Exercise description >> Consider the records below. How many of their lines include the word "this"? State the number and nothing else.

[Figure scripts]
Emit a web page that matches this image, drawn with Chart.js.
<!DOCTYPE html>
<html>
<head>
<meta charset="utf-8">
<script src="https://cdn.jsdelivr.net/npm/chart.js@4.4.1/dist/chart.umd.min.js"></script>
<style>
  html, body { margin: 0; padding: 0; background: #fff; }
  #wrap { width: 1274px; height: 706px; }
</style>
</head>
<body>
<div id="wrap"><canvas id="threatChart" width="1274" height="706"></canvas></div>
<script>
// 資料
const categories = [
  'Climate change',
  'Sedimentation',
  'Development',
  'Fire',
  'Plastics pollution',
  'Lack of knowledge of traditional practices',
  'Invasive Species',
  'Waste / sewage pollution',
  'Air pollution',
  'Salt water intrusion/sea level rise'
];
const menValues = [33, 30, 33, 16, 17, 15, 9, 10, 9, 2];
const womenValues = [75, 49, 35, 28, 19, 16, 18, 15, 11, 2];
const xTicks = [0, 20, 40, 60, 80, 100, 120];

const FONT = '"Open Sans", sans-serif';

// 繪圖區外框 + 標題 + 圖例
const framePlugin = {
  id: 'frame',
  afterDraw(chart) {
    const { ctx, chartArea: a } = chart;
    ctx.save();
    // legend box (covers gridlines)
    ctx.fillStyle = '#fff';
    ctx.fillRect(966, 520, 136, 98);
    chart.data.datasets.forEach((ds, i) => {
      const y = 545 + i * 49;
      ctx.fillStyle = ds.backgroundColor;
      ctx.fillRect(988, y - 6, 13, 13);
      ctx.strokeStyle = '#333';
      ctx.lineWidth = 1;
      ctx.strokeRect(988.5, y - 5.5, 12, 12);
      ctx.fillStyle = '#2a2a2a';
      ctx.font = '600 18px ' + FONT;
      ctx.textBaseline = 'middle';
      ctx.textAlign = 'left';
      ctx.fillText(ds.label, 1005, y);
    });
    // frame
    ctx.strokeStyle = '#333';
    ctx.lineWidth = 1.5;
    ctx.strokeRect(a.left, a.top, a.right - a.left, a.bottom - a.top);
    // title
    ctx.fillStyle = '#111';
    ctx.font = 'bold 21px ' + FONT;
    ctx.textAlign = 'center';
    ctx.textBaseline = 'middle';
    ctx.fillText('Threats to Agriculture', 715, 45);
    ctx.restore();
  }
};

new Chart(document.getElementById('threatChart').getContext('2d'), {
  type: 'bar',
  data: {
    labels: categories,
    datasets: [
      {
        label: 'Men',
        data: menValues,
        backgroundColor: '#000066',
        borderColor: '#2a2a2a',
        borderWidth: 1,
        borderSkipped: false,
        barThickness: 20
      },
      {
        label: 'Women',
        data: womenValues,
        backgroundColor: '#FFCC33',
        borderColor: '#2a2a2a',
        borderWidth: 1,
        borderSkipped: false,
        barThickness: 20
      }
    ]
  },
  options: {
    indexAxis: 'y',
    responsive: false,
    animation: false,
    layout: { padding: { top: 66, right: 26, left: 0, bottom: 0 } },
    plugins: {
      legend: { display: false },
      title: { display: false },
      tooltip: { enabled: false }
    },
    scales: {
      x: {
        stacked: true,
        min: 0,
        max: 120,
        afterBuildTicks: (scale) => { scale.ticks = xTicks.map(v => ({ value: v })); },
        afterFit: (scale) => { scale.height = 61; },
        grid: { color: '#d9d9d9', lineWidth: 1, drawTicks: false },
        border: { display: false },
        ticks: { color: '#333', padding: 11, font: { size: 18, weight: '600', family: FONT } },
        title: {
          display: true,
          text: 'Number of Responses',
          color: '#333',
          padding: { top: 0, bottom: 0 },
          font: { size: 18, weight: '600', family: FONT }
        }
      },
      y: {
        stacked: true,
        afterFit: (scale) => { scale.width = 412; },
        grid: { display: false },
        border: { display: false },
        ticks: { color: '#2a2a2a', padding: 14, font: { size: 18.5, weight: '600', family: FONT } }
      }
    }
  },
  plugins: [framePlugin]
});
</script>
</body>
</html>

==

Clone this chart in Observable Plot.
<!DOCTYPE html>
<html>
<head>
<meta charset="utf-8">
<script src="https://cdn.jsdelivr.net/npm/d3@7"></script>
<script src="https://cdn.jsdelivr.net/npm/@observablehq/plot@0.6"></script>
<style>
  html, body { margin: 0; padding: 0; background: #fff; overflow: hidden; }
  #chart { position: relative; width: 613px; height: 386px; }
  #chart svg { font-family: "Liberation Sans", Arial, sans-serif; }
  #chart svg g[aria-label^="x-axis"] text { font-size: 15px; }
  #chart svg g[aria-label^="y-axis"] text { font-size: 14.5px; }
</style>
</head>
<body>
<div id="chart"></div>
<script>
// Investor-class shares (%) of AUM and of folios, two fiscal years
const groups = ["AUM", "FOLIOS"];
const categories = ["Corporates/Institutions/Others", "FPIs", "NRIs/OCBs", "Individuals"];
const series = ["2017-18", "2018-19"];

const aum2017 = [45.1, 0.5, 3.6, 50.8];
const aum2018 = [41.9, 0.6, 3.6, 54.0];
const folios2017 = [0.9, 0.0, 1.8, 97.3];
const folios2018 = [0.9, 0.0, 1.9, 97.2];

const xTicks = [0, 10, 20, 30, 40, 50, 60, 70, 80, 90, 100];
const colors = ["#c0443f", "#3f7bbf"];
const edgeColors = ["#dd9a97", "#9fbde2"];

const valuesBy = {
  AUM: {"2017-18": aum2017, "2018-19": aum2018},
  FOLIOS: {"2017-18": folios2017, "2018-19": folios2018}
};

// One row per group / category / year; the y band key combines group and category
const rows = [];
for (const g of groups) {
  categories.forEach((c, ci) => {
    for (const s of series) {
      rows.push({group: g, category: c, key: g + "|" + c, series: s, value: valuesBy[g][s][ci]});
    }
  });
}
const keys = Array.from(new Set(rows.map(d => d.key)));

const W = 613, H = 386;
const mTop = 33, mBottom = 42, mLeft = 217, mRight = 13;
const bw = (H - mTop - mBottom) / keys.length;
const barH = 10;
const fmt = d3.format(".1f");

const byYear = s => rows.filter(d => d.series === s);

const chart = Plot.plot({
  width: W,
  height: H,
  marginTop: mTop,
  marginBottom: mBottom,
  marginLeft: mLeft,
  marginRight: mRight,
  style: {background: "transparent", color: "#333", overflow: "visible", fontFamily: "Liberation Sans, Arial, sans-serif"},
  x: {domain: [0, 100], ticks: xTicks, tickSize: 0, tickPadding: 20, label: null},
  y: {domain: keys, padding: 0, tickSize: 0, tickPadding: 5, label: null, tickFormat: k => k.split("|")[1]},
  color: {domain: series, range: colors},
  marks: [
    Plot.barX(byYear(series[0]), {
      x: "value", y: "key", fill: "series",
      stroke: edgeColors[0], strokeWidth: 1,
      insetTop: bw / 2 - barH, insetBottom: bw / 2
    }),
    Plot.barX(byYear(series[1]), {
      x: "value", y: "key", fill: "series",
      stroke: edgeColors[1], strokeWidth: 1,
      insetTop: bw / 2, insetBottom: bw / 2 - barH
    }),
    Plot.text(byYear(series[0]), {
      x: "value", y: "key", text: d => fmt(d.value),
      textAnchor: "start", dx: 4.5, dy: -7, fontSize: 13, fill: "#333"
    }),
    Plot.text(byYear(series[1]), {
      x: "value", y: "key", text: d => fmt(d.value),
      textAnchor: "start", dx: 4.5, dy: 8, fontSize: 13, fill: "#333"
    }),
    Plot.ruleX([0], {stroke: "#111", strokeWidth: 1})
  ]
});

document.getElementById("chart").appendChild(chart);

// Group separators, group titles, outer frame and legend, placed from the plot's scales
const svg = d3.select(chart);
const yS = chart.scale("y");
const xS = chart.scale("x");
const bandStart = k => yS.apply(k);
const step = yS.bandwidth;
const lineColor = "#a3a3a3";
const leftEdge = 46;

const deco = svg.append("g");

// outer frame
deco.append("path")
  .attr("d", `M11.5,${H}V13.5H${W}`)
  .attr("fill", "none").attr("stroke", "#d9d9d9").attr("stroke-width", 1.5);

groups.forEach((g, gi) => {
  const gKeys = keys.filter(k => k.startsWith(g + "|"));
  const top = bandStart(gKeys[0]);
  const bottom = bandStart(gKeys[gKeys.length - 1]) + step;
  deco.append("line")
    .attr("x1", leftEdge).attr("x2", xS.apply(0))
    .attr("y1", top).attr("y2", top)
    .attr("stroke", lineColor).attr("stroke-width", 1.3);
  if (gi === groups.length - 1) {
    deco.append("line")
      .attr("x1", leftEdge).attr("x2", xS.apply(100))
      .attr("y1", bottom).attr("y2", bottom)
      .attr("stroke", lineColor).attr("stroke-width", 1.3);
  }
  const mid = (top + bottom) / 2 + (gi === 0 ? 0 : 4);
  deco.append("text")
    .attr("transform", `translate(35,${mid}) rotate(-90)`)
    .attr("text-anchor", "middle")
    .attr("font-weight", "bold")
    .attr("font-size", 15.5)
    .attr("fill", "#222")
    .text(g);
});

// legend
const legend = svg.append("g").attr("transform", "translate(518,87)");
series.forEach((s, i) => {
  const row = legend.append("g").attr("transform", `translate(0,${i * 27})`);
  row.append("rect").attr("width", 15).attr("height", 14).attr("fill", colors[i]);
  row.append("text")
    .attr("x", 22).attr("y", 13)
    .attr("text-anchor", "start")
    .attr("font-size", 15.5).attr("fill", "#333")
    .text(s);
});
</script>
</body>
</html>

Expected answer >> 2